After reading this recipe, you'll be glad you can buy croissants at local bakeries and grocery stores.

In France, croissants are traditionally served warm for breakfast. However, they make wonderful sandwiches and can often be found stuffed with almond paste or chocolate.

Croissants

3-1/2 cups flour

1-1/2 teaspoons dry yeast, not quick rise

1-1/4 cups warm milk

2 tablespoons water

1-1/8 cup unsalted butter

2 tablespoons sugar

1-1/2 teaspoons salt

1 large egg, lightly beaten

In small bowl add the water, a half teaspoon of sugar and the yeast, making sure it is warm water. Let it ferment for 10 minutes until bubbles form.

In a large bowl mix together the flour, salt and sugar. Add a cup of the warm milk and the yeast mixture, and stir until the dough is smooth, adding more milk if you need to. Put the dough in a buttered bowl, cover and let rise for 11/2 hours. Place a couple of spoonfuls of flour on a piece of plastic wrap and place the butter on top. Sprinkle some flour on the butter and cover with plastic wrap. You now must pound the butter gently with the rolling pin to flatten it into a square, working in the flour as you knead through the plastic. Shape into a 5-inch square. You may now use it or keep in the fridge to keep it cool; you must not let it get warm. It must be workable, but not brittle cold or greasy warm.

Roll the dough on a well-floured work area to make an 8-inch square. Put the butter diagonally in the center of the dough and lightly mark around the butter with a dull knife. Remove butter and roll each marked corner of the dough out to form a flap. Moisten these flaps lightly with water and put the butter back on dough, wrapping tightly. Stretch flaps a little to reach across the dough bundle. Wrap loosely in plastic wrap and refrigerate for 45 minutes.

On a well-floured surface, keeping dough seam side up, gently roll dough bundle into a 7- by 12-inch rectangle. Brush all flour off the dough and fold dough into thirds as you would fold a letter. This is the first "turn."

Before each turn, move the dough so that the seam end is on your left. Wipe the work area, reflour, and roll and fold a second time exactly the same way, turning the dough over occasionally to keep seams and edges even. Be sure to roll into all four corners of the dough and use a pastry scraper to even the edges. ( A metal spatula works fine, too.)

Mark the dough with two marks to remind yourself that two turns have been done. Wrap with plastic wrap and then foil and refrigerate for 45 minutes. The dough must not chill longer or the butter will not distribute evenly.

Keep folding and rolling the dough, marking the turns and resting 35-45 minutes between turns, until four turns have been completed. Wrap the dough in plastic wrap, then foil, and refrigerate overnight.

The next day, take out the dough and let it sit at room temperature for 10-15 minutes or until soft enough to roll.
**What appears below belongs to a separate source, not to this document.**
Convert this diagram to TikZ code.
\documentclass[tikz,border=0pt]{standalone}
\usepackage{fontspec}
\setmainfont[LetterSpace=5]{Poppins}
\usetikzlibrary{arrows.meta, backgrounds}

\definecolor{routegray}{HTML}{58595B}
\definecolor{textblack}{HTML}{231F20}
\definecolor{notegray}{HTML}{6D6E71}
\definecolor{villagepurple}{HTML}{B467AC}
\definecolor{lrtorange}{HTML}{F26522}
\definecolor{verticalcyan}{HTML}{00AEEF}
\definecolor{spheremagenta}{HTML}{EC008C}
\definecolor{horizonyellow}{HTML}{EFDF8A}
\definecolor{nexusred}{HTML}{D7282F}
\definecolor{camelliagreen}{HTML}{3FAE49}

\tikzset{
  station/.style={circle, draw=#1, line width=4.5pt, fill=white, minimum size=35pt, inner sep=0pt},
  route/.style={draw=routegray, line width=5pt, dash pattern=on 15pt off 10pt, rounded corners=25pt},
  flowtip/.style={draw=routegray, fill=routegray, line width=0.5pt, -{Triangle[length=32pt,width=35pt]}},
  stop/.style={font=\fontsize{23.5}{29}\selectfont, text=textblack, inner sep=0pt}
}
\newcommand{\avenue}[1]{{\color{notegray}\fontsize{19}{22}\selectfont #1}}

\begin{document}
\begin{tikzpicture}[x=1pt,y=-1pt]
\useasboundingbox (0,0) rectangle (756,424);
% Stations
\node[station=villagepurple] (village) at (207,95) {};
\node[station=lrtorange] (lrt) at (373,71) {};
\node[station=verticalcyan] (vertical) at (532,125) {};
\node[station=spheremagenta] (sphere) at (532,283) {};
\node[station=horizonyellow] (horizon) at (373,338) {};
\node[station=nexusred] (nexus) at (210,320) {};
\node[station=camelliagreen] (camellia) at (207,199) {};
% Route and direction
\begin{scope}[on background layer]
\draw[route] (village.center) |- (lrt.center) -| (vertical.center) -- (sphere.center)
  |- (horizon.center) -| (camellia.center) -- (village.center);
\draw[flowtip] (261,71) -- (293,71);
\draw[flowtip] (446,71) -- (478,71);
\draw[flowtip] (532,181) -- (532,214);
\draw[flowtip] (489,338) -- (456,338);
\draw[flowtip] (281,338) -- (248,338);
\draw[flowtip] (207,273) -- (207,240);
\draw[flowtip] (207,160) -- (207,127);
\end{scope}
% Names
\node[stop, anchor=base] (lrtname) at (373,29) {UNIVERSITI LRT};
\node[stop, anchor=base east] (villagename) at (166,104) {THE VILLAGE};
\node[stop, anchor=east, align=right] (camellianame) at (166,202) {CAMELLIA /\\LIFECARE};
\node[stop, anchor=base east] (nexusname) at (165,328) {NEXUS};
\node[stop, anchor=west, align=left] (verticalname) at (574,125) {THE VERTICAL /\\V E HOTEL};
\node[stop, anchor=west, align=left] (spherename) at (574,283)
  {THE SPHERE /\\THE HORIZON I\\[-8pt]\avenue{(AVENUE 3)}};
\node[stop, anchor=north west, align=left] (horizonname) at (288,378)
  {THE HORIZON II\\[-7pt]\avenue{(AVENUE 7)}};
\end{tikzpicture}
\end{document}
Turn the dough once more, then cut it in half and roll it out to form a rectangle, 12 by 36 inches and one-eighth-inch thick. Cut it into two long pieces (each will be 6 by 36 inches). Cut each piece into 12 triangles (each one will measure 3 inches at its base).
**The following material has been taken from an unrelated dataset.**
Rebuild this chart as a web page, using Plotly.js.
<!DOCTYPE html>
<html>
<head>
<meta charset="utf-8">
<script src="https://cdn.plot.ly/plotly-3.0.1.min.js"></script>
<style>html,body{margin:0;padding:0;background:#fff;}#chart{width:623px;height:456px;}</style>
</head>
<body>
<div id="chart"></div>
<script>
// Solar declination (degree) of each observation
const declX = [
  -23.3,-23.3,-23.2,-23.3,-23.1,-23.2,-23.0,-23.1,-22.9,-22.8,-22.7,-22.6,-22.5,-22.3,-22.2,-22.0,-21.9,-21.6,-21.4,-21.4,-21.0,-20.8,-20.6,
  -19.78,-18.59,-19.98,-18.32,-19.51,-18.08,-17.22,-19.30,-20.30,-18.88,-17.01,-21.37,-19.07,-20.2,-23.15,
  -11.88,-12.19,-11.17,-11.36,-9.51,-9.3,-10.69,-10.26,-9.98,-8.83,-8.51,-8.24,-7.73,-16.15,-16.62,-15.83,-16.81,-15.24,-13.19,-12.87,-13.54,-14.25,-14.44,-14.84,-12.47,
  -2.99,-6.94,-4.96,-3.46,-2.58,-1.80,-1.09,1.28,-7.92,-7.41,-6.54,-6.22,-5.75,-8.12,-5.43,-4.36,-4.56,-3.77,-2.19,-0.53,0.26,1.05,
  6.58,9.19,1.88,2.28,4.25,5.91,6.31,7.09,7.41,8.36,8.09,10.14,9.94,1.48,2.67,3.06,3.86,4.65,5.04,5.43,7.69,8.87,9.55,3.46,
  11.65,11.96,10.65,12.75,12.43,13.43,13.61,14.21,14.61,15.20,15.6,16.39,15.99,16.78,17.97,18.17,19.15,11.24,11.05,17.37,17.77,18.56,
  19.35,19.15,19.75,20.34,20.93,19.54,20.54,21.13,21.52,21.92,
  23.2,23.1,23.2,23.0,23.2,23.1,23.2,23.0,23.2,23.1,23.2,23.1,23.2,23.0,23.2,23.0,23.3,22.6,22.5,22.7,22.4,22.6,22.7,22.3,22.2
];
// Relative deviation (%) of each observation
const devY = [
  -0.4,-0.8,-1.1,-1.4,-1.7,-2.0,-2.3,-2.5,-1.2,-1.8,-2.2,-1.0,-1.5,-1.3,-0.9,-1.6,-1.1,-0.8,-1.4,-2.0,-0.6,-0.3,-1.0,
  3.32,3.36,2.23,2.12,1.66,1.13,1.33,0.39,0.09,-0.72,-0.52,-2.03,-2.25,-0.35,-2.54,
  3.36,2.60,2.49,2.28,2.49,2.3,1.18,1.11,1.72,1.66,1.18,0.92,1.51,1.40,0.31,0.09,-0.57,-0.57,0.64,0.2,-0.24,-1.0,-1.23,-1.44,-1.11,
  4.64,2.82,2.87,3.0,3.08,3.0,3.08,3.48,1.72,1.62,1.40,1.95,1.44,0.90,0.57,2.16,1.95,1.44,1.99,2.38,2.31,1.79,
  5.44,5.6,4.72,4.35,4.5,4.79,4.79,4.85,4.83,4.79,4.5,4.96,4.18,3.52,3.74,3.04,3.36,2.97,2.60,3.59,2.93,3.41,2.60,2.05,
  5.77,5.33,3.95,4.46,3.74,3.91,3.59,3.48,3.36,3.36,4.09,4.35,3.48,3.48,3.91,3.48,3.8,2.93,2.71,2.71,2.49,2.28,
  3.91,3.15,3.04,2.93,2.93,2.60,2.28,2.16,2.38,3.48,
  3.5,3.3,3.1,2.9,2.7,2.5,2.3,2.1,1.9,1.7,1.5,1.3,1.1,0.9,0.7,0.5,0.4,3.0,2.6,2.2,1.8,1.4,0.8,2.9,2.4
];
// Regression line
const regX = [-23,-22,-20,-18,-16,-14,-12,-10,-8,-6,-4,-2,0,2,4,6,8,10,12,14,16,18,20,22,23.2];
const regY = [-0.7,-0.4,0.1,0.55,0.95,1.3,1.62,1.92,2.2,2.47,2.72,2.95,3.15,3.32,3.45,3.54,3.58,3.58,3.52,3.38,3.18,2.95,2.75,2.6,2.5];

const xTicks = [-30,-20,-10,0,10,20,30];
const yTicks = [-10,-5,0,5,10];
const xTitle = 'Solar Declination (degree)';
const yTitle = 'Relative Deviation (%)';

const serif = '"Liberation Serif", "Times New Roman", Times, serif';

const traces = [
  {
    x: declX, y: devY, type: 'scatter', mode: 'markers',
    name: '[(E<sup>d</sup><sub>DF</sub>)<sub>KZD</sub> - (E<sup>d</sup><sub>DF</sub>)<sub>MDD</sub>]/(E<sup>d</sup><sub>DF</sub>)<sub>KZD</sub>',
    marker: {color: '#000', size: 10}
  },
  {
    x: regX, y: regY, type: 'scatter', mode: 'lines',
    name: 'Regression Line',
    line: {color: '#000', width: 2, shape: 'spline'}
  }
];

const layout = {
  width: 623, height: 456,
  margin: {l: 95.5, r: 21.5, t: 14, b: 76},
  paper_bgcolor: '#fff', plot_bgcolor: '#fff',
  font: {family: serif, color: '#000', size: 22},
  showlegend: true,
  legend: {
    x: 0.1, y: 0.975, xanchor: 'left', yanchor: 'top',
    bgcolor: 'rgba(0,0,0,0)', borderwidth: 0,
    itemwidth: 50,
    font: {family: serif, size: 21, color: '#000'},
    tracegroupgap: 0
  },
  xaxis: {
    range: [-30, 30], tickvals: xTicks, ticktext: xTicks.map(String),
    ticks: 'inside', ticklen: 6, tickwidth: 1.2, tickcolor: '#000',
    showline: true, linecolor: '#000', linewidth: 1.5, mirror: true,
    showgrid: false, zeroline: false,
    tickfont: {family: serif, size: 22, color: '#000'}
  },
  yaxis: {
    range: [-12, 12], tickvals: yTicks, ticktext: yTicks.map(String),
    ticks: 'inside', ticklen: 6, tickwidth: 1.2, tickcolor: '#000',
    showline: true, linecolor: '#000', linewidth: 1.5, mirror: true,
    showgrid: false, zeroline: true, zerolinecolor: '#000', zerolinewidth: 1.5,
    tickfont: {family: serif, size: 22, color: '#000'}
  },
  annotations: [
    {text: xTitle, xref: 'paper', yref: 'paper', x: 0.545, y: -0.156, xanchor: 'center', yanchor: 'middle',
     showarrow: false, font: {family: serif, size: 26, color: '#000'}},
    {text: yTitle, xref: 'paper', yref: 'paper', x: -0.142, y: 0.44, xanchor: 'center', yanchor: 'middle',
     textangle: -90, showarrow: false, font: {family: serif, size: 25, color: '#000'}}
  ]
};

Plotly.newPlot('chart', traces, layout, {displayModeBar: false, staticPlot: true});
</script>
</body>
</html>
Roll each triangle, starting at the base and working toward the point. It is easier if you grab the point with one hand and stretch it a little, then roll toward the pointy end. Place them on a buttered sheet and let rise for one hour. They will be slightly puffy and lighter when touched, but not increasing so much in size.

Preheat oven to 475 degrees. Brush the croissants with the lightly beaten egg mixed with a spoon of water. Bake for 5 minutes, then lower the heat to 400 degrees and continue baking for about 10 minutes or until golden brown. Remove immediately from baking sheets to a cooling rack. Check carefully toward the end of the cooking time as some may cook faster than others.

The rolls last two days at room temperature, three months frozen. Reheat on baking sheet in 325-degree oven for five minutes.